◆ **Stated exercise**: Pick out the lines below with "page" and list them.
+++ Dataset entries
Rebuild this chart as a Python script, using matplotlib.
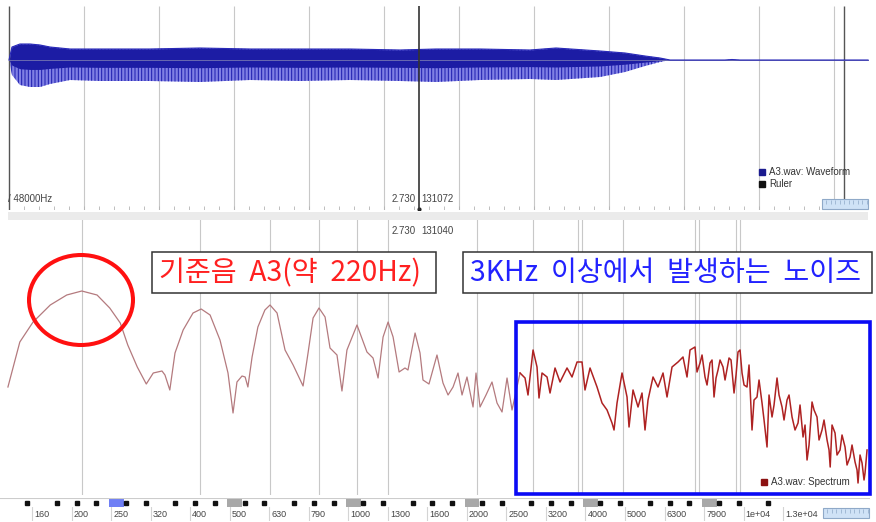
++++++
+++ Dataset entries
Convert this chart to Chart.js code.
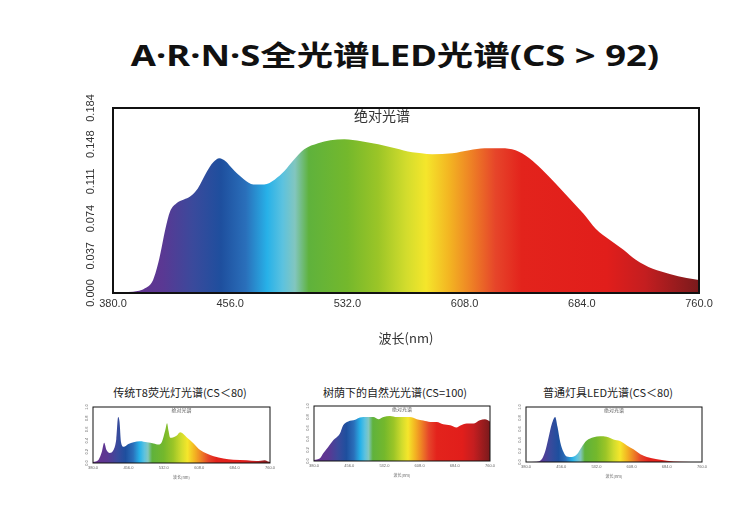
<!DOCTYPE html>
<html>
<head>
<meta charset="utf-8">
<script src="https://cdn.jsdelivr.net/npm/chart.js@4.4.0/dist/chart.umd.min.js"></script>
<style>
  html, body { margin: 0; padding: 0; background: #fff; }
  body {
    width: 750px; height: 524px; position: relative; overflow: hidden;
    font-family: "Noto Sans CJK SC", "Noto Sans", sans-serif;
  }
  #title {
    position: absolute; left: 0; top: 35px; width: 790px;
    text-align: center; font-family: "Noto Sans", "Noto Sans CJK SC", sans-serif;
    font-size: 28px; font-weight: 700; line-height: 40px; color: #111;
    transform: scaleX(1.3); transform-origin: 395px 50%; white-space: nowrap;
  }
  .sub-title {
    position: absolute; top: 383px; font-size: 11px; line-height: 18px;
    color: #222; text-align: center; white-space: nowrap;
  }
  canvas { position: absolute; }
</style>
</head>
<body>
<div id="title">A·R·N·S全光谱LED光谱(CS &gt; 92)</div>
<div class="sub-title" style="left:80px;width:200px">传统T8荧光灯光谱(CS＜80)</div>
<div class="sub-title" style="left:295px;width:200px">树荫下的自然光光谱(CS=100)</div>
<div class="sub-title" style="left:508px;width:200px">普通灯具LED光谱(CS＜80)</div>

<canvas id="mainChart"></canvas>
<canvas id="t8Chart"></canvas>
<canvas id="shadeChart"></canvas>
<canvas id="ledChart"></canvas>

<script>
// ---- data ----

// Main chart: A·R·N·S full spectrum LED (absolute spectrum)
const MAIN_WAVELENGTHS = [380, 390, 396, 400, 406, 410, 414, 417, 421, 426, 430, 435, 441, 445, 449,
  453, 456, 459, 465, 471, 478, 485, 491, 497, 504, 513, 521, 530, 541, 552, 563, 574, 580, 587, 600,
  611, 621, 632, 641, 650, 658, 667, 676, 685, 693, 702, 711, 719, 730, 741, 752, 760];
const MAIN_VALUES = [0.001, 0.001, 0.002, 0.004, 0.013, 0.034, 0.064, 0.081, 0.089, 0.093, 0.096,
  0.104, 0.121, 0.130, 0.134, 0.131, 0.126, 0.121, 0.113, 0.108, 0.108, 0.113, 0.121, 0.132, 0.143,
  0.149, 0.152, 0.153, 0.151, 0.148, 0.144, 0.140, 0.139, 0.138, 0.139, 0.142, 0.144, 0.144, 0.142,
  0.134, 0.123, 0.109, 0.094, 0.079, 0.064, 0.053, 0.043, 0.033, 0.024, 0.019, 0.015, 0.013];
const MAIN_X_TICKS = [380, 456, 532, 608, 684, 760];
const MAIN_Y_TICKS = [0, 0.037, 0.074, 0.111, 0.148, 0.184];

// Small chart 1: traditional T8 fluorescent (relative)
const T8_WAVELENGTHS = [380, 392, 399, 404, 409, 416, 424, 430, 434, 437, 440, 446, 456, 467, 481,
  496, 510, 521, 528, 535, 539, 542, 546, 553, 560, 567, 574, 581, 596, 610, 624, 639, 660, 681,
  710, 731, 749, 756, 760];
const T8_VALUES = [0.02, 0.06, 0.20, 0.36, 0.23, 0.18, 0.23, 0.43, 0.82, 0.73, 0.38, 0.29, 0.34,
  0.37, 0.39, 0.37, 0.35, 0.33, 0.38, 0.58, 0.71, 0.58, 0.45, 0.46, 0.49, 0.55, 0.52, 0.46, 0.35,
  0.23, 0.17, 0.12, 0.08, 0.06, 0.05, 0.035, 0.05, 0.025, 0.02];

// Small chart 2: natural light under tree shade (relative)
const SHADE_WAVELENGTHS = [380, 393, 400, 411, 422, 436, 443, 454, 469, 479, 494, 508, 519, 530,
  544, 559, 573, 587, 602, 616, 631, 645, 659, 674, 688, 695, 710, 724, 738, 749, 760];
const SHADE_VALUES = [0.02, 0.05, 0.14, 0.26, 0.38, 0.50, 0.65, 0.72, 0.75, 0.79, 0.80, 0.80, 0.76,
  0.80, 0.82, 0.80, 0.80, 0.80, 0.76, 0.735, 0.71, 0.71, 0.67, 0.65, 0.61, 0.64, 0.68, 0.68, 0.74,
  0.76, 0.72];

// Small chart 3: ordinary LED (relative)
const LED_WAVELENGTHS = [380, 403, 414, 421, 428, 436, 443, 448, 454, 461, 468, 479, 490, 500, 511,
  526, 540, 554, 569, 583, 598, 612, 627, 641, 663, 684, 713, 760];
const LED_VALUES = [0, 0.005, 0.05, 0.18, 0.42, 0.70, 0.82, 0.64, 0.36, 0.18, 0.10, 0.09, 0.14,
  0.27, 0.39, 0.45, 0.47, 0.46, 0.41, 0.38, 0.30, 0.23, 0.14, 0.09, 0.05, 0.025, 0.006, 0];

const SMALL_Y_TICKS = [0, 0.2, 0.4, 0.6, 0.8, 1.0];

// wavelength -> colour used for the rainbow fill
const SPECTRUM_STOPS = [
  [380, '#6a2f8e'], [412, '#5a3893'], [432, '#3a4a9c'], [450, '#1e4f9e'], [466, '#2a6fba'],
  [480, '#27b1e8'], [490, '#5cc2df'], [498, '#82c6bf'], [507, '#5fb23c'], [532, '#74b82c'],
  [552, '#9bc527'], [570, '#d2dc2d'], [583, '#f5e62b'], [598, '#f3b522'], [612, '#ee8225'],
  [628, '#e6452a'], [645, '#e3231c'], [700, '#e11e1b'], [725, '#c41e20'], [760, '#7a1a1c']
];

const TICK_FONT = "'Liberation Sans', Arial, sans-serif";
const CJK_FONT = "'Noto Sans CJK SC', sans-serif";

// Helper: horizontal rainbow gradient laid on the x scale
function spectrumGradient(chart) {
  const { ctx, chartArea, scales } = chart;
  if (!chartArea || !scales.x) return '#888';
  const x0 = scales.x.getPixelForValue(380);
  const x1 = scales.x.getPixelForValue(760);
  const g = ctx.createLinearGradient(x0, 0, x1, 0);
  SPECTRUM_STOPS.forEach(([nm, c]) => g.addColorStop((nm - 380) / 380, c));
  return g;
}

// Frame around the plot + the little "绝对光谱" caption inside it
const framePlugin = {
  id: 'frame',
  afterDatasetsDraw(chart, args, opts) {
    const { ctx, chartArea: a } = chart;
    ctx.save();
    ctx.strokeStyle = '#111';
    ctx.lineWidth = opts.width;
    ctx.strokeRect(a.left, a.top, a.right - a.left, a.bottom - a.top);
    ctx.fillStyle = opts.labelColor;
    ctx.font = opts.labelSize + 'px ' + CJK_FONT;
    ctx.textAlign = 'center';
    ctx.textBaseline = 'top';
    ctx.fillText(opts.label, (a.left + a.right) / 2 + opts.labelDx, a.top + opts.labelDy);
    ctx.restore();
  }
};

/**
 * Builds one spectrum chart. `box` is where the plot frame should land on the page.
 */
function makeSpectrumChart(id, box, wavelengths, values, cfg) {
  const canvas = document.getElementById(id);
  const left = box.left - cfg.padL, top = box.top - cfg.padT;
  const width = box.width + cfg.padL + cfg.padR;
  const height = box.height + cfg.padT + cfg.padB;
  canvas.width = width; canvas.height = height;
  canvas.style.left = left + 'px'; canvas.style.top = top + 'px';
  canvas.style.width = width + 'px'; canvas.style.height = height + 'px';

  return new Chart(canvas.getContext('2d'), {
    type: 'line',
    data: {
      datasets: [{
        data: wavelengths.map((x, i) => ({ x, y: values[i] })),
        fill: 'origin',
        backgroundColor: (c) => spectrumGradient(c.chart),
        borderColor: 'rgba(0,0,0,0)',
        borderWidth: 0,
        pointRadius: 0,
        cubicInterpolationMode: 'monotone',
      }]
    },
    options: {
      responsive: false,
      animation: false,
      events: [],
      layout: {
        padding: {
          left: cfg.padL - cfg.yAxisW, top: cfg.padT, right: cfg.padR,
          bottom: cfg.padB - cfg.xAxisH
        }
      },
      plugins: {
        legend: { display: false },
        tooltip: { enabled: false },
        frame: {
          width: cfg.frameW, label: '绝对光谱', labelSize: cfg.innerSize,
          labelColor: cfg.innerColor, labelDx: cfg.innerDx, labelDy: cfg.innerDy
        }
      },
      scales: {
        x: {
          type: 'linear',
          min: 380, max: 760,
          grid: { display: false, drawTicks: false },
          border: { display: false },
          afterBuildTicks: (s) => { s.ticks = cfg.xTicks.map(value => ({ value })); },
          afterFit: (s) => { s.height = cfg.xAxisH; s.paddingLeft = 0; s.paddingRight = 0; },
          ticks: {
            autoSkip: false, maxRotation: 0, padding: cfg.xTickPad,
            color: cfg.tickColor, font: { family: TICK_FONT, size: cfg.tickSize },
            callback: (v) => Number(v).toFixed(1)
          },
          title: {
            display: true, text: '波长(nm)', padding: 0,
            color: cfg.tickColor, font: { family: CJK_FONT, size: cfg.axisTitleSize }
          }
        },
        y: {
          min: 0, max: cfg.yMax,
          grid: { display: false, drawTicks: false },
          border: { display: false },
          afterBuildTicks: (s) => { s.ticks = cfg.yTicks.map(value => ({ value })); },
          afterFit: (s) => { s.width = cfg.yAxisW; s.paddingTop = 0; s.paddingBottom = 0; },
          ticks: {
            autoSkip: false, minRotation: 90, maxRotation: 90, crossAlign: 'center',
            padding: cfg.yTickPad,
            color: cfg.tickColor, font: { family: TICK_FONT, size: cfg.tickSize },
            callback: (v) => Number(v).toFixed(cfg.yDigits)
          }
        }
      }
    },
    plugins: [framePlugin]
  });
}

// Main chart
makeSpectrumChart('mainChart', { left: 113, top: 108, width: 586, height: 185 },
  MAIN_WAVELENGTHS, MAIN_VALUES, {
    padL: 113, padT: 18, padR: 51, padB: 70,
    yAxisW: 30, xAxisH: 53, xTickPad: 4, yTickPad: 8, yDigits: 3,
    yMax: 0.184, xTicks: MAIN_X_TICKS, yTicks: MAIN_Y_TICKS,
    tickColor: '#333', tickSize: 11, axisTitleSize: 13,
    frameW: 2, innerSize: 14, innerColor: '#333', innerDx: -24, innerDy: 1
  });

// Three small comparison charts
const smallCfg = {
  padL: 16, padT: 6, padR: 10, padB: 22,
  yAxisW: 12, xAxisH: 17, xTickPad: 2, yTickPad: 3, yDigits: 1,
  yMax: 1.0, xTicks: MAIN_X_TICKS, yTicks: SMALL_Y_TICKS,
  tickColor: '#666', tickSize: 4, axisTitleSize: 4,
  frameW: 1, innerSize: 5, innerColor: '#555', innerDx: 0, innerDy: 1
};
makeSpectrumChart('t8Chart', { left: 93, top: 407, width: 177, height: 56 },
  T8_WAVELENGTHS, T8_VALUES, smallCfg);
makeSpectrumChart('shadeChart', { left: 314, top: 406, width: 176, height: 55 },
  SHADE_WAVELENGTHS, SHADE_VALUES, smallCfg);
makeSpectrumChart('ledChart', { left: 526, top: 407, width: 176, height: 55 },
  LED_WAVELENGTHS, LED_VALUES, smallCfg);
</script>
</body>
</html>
++++++
+++ Dataset entries
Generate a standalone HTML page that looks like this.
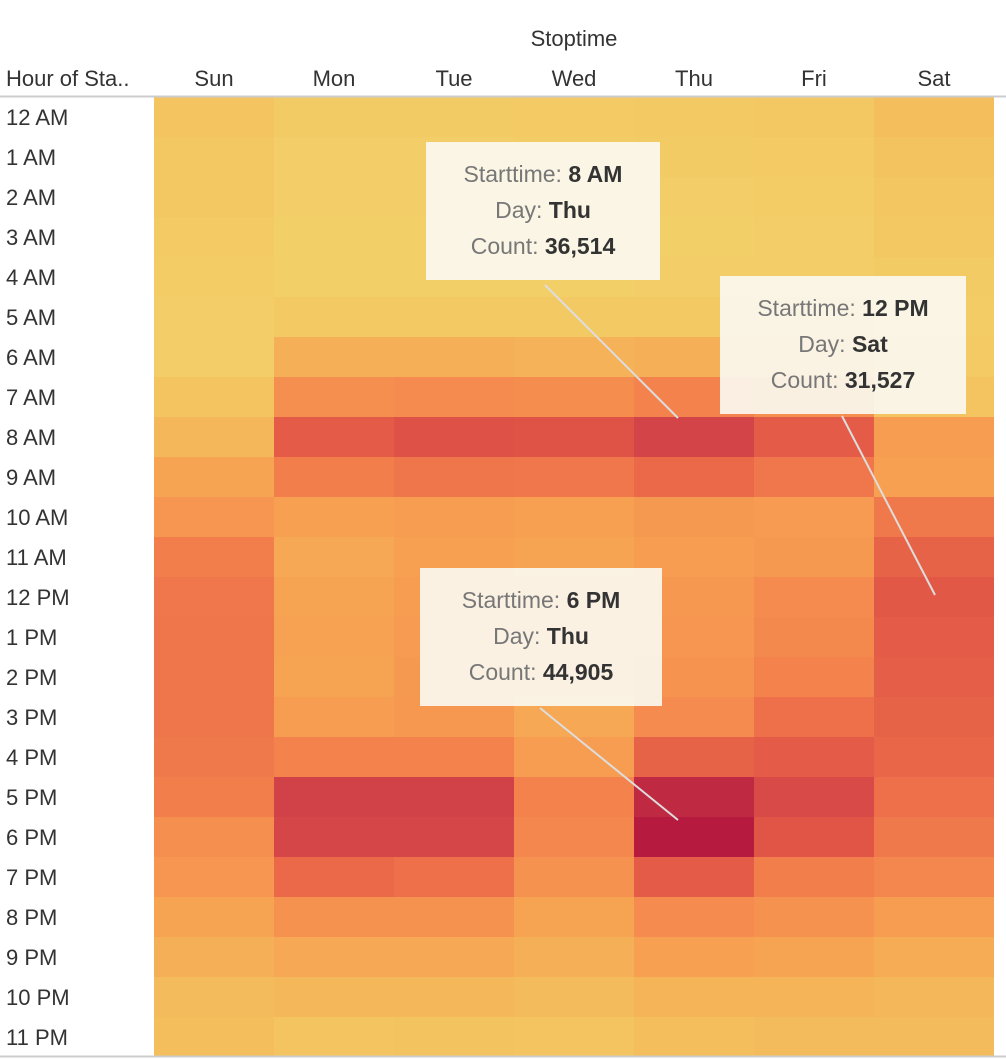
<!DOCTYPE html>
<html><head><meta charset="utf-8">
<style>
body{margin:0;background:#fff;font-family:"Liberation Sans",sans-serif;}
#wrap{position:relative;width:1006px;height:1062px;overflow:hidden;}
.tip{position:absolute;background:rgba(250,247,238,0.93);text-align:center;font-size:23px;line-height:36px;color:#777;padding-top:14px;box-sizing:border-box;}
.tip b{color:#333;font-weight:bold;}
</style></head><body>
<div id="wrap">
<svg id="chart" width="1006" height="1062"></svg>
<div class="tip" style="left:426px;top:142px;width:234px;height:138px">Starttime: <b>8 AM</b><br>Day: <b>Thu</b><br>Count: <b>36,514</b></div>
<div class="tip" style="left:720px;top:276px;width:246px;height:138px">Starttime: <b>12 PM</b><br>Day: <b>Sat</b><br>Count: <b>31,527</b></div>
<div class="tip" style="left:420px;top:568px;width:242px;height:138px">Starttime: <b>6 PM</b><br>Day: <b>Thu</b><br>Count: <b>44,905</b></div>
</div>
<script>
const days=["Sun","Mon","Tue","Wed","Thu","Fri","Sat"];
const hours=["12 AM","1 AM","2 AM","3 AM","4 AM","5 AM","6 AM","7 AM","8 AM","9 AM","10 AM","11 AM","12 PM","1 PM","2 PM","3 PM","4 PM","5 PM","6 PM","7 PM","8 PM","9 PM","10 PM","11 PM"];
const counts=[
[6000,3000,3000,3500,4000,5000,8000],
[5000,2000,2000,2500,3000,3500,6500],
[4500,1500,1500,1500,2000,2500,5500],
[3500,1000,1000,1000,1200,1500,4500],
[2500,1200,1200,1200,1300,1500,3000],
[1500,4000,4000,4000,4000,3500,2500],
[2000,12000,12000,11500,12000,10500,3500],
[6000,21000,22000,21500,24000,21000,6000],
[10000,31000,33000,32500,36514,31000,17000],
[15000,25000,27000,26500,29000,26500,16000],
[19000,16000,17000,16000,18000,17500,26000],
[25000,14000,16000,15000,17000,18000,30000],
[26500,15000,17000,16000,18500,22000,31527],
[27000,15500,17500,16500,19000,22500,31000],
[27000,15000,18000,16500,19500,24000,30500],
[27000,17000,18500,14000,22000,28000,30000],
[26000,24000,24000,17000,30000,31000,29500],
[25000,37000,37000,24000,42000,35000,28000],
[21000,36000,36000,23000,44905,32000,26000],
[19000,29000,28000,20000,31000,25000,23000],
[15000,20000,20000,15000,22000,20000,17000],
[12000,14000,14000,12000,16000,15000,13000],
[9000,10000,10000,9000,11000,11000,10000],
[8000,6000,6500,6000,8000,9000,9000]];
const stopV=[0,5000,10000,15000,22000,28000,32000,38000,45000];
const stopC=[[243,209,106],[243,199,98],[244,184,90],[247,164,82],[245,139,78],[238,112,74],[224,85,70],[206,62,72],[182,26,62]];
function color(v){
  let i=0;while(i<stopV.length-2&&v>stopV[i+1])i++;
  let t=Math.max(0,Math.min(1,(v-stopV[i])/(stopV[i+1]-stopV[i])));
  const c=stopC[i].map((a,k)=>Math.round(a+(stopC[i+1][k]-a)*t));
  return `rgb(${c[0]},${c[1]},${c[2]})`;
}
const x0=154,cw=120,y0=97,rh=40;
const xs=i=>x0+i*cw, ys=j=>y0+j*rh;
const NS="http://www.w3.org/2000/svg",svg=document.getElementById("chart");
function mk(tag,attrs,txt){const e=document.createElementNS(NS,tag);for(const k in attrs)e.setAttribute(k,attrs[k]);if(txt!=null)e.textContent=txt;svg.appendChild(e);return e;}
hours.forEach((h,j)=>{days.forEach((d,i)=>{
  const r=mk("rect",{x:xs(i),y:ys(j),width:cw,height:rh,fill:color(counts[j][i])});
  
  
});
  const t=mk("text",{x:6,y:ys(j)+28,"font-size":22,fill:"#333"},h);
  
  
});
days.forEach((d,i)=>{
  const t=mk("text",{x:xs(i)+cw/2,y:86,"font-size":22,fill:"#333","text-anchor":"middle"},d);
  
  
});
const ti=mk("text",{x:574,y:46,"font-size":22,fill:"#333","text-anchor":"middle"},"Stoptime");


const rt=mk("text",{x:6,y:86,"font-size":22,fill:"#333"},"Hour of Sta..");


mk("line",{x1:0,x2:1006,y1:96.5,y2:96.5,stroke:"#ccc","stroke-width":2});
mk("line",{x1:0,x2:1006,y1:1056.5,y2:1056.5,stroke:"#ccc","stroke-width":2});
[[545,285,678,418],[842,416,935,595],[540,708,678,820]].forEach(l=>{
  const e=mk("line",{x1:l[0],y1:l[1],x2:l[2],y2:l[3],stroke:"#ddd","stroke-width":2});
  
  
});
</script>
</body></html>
++++++
◆ **Complete output**:
 * Builds one spectrum chart. `box` is where the plot frame should land on the page.
Generate a standalone HTML page that looks like this.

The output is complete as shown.